IPv6 allocation plan, security, and 6-to-4 conversion

Mel Beckman mel at beckman.org
Fri Jan 30 17:14:29 UTC 2015


Tore,

   Um, haven't you heard that we are out of IPv4 addresses? The point of IPv6 is to expand address space so that the Internet can keep growing. Maybe you don't want to grow with it, but most people do. Eventually IPv4 will be dropped and the Internet will be IPv6-only.
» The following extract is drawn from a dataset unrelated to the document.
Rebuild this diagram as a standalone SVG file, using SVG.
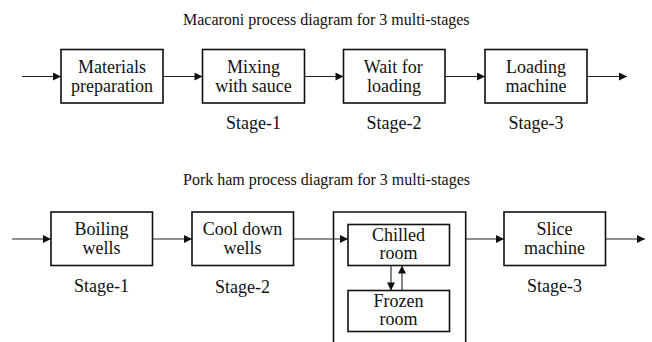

Dual-stack is just a convenient transition mechanism.

 -mel

On Jan 30, 2015, at 5:03 AM, "Justin M. Streiner" <streiner at cluebyfour.org>
 wrote:

> On Fri, 30 Jan 2015, Tore Anderson wrote:
> 
>> For many folks, that's easier said than done.
>> 
>> Think about it: If everyone could just dual-stack their networks, they
>> might as well single-stack them on IPv4 instead; there would be no
>> point whatsoever in transitioning to IPv6 for anyone.
> 
> I re-read this 3 or 4 times, and it still doesn't make any sense.
> 
> I dual-stacked our backbone here at $dayjob 3+ years ago, and it really wasn't painful at all.  Sure, there were were some transition pains, but they've been more at the edge (firewalls, wireless, managing users, etc), but getting the backbone to handle both v4 and v6 was the easy part.
> 
> Granted, this process can be more or less painful in different environments, but definitely no reason to stick your head in the sand and pretend that IPv6 doesn't exist, especially in 2015.